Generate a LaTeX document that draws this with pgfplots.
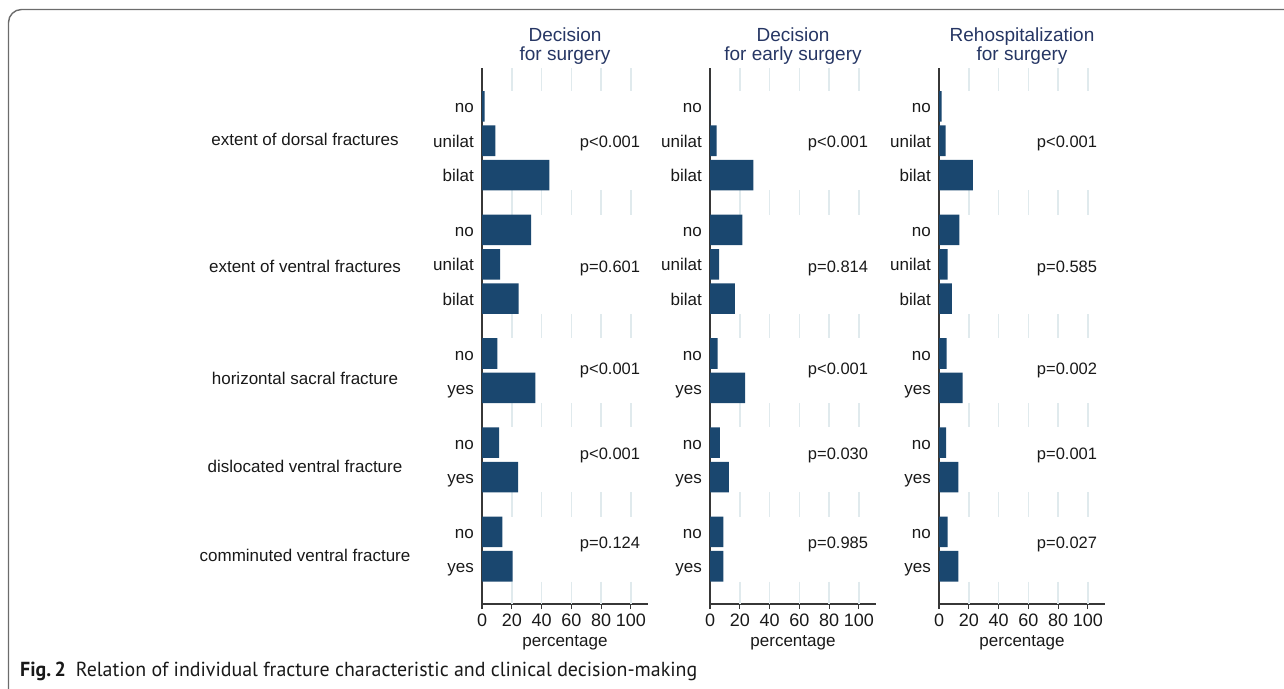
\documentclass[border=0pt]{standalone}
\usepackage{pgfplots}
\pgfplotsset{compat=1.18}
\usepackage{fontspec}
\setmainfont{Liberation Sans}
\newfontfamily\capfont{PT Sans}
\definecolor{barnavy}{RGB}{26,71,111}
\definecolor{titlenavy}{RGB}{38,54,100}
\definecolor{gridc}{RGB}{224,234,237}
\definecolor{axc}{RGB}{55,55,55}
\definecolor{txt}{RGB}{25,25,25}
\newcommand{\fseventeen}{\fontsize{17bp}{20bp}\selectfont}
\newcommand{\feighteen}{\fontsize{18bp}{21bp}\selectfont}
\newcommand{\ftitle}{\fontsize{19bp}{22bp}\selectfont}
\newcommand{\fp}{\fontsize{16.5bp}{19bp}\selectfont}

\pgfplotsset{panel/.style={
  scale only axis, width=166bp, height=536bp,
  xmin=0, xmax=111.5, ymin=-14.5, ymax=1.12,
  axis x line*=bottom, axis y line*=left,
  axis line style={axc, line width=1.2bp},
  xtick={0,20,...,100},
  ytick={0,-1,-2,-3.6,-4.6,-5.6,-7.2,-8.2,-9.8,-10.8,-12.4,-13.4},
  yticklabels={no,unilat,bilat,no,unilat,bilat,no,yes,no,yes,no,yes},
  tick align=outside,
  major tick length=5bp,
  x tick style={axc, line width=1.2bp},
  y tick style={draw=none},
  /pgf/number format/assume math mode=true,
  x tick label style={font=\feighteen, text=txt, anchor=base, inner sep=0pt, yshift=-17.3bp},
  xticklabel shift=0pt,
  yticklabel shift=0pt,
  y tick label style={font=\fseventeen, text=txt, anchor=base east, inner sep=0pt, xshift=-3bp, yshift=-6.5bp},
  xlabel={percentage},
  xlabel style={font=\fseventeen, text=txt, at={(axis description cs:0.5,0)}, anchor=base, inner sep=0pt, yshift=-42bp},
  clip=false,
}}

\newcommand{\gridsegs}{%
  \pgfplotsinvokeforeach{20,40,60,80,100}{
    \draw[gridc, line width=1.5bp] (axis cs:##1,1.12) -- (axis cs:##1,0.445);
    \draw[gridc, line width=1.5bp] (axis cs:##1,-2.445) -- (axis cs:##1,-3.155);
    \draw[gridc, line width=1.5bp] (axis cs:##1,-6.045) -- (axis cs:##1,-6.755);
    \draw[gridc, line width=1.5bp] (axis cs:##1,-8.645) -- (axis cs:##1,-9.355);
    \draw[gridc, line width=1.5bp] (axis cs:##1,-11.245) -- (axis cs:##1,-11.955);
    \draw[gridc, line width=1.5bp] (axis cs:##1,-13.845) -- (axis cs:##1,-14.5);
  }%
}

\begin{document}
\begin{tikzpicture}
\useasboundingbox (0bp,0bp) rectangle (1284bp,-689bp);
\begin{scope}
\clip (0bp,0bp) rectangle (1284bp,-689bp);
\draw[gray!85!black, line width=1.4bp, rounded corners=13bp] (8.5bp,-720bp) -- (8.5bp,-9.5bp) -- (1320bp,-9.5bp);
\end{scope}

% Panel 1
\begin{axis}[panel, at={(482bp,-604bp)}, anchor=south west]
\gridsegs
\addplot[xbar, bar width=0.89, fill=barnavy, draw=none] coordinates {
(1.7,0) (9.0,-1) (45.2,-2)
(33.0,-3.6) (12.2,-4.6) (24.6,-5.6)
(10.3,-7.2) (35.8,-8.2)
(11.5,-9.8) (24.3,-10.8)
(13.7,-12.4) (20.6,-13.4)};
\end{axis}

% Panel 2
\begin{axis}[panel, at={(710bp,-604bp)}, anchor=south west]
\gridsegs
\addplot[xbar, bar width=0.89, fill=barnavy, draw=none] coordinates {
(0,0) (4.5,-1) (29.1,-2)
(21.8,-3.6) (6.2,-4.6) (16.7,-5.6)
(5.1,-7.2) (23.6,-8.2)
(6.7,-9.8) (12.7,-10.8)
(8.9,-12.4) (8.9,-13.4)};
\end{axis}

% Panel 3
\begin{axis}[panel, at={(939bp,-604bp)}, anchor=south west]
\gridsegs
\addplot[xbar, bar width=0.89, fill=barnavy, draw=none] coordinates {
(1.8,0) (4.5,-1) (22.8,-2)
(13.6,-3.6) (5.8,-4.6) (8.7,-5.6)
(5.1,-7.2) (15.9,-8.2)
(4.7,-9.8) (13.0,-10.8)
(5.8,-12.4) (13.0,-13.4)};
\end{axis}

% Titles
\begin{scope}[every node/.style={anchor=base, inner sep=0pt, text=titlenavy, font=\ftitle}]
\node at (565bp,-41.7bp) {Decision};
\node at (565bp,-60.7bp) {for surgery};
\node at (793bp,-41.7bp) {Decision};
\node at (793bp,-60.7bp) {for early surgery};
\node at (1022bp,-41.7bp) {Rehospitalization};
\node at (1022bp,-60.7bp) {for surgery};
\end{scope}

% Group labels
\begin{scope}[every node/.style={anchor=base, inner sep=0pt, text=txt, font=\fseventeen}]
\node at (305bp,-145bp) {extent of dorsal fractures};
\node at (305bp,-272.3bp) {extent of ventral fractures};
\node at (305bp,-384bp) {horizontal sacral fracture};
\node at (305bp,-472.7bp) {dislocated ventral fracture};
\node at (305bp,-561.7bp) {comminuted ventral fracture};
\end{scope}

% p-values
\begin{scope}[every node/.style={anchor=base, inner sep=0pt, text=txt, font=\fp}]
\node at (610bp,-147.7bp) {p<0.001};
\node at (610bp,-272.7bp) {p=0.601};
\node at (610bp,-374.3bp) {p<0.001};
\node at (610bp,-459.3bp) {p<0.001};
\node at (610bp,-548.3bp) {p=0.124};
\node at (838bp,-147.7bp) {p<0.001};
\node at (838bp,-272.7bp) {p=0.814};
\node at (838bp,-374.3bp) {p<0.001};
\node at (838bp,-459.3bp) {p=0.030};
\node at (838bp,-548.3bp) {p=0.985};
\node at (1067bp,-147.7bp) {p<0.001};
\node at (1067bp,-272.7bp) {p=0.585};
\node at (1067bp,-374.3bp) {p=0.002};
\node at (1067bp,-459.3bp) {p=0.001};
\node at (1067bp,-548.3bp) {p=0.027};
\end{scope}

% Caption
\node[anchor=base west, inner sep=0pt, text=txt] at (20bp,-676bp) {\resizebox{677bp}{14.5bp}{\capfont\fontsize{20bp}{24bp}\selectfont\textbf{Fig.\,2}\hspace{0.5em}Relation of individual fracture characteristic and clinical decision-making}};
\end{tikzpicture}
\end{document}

■ Do this
Set down the material above as is, without any pictures.

■ Task solution
Generate a LaTeX document that draws this with pgfplots.
\documentclass[border=0pt]{standalone}
\usepackage{pgfplots}
\pgfplotsset{compat=1.18}
\usepackage{fontspec}
\setmainfont{Liberation Sans}
\newfontfamily\capfont{PT Sans}
\definecolor{barnavy}{RGB}{26,71,111}
\definecolor{titlenavy}{RGB}{38,54,100}
\definecolor{gridc}{RGB}{224,234,237}
\definecolor{axc}{RGB}{55,55,55}
\definecolor{txt}{RGB}{25,25,25}
\newcommand{\fseventeen}{\fontsize{17bp}{20bp}\selectfont}
\newcommand{\feighteen}{\fontsize{18bp}{21bp}\selectfont}
\newcommand{\ftitle}{\fontsize{19bp}{22bp}\selectfont}
\newcommand{\fp}{\fontsize{16.5bp}{19bp}\selectfont}

\pgfplotsset{panel/.style={
  scale only axis, width=166bp, height=536bp,
  xmin=0, xmax=111.5, ymin=-14.5, ymax=1.12,
  axis x line*=bottom, axis y line*=left,
  axis line style={axc, line width=1.2bp},
  xtick={0,20,...,100},
  ytick={0,-1,-2,-3.6,-4.6,-5.6,-7.2,-8.2,-9.8,-10.8,-12.4,-13.4},
  yticklabels={no,unilat,bilat,no,unilat,bilat,no,yes,no,yes,no,yes},
  tick align=outside,
  major tick length=5bp,
  x tick style={axc, line width=1.2bp},
  y tick style={draw=none},
  /pgf/number format/assume math mode=true,
  x tick label style={font=\feighteen, text=txt, anchor=base, inner sep=0pt, yshift=-17.3bp},
  xticklabel shift=0pt,
  yticklabel shift=0pt,
  y tick label style={font=\fseventeen, text=txt, anchor=base east, inner sep=0pt, xshift=-3bp, yshift=-6.5bp},
  xlabel={percentage},
  xlabel style={font=\fseventeen, text=txt, at={(axis description cs:0.5,0)}, anchor=base, inner sep=0pt, yshift=-42bp},
  clip=false,
}}

\newcommand{\gridsegs}{%
  \pgfplotsinvokeforeach{20,40,60,80,100}{
    \draw[gridc, line width=1.5bp] (axis cs:##1,1.12) -- (axis cs:##1,0.445);
    \draw[gridc, line width=1.5bp] (axis cs:##1,-2.445) -- (axis cs:##1,-3.155);
    \draw[gridc, line width=1.5bp] (axis cs:##1,-6.045) -- (axis cs:##1,-6.755);
    \draw[gridc, line width=1.5bp] (axis cs:##1,-8.645) -- (axis cs:##1,-9.355);
    \draw[gridc, line width=1.5bp] (axis cs:##1,-11.245) -- (axis cs:##1,-11.955);
    \draw[gridc, line width=1.5bp] (axis cs:##1,-13.845) -- (axis cs:##1,-14.5);
  }%
}

\begin{document}
\begin{tikzpicture}
\useasboundingbox (0bp,0bp) rectangle (1284bp,-689bp);
\begin{scope}
\clip (0bp,0bp) rectangle (1284bp,-689bp);
\draw[gray!85!black, line width=1.4bp, rounded corners=13bp] (8.5bp,-720bp) -- (8.5bp,-9.5bp) -- (1320bp,-9.5bp);
\end{scope}

% Panel 1
\begin{axis}[panel, at={(482bp,-604bp)}, anchor=south west]
\gridsegs
\addplot[xbar, bar width=0.89, fill=barnavy, draw=none] coordinates {
(1.7,0) (9.0,-1) (45.2,-2)
(33.0,-3.6) (12.2,-4.6) (24.6,-5.6)
(10.3,-7.2) (35.8,-8.2)
(11.5,-9.8) (24.3,-10.8)
(13.7,-12.4) (20.6,-13.4)};
\end{axis}

% Panel 2
\begin{axis}[panel, at={(710bp,-604bp)}, anchor=south west]
\gridsegs
\addplot[xbar, bar width=0.89, fill=barnavy, draw=none] coordinates {
(0,0) (4.5,-1) (29.1,-2)
(21.8,-3.6) (6.2,-4.6) (16.7,-5.6)
(5.1,-7.2) (23.6,-8.2)
(6.7,-9.8) (12.7,-10.8)
(8.9,-12.4) (8.9,-13.4)};
\end{axis}

% Panel 3
\begin{axis}[panel, at={(939bp,-604bp)}, anchor=south west]
\gridsegs
\addplot[xbar, bar width=0.89, fill=barnavy, draw=none] coordinates {
(1.8,0) (4.5,-1) (22.8,-2)
(13.6,-3.6) (5.8,-4.6) (8.7,-5.6)
(5.1,-7.2) (15.9,-8.2)
(4.7,-9.8) (13.0,-10.8)
(5.8,-12.4) (13.0,-13.4)};
\end{axis}

% Titles
\begin{scope}[every node/.style={anchor=base, inner sep=0pt, text=titlenavy, font=\ftitle}]
\node at (565bp,-41.7bp) {Decision};
\node at (565bp,-60.7bp) {for surgery};
\node at (793bp,-41.7bp) {Decision};
\node at (793bp,-60.7bp) {for early surgery};
\node at (1022bp,-41.7bp) {Rehospitalization};
\node at (1022bp,-60.7bp) {for surgery};
\end{scope}

% Group labels
\begin{scope}[every node/.style={anchor=base, inner sep=0pt, text=txt, font=\fseventeen}]
\node at (305bp,-145bp) {extent of dorsal fractures};
\node at (305bp,-272.3bp) {extent of ventral fractures};
\node at (305bp,-384bp) {horizontal sacral fracture};
\node at (305bp,-472.7bp) {dislocated ventral fracture};
\node at (305bp,-561.7bp) {comminuted ventral fracture};
\end{scope}

% p-values
\begin{scope}[every node/.style={anchor=base, inner sep=0pt, text=txt, font=\fp}]
\node at (610bp,-147.7bp) {p<0.001};
\node at (610bp,-272.7bp) {p=0.601};
\node at (610bp,-374.3bp) {p<0.001};
\node at (610bp,-459.3bp) {p<0.001};
\node at (610bp,-548.3bp) {p=0.124};
\node at (838bp,-147.7bp) {p<0.001};
\node at (838bp,-272.7bp) {p=0.814};
\node at (838bp,-374.3bp) {p<0.001};
\node at (838bp,-459.3bp) {p=0.030};
\node at (838bp,-548.3bp) {p=0.985};
\node at (1067bp,-147.7bp) {p<0.001};
\node at (1067bp,-272.7bp) {p=0.585};
\node at (1067bp,-374.3bp) {p=0.002};
\node at (1067bp,-459.3bp) {p=0.001};
\node at (1067bp,-548.3bp) {p=0.027};
\end{scope}

% Caption
\node[anchor=base west, inner sep=0pt, text=txt] at (20bp,-676bp) {\resizebox{677bp}{14.5bp}{\capfont\fontsize{20bp}{24bp}\selectfont\textbf{Fig.\,2}\hspace{0.5em}Relation of individual fracture characteristic and clinical decision-making}};
\end{tikzpicture}
\end{document}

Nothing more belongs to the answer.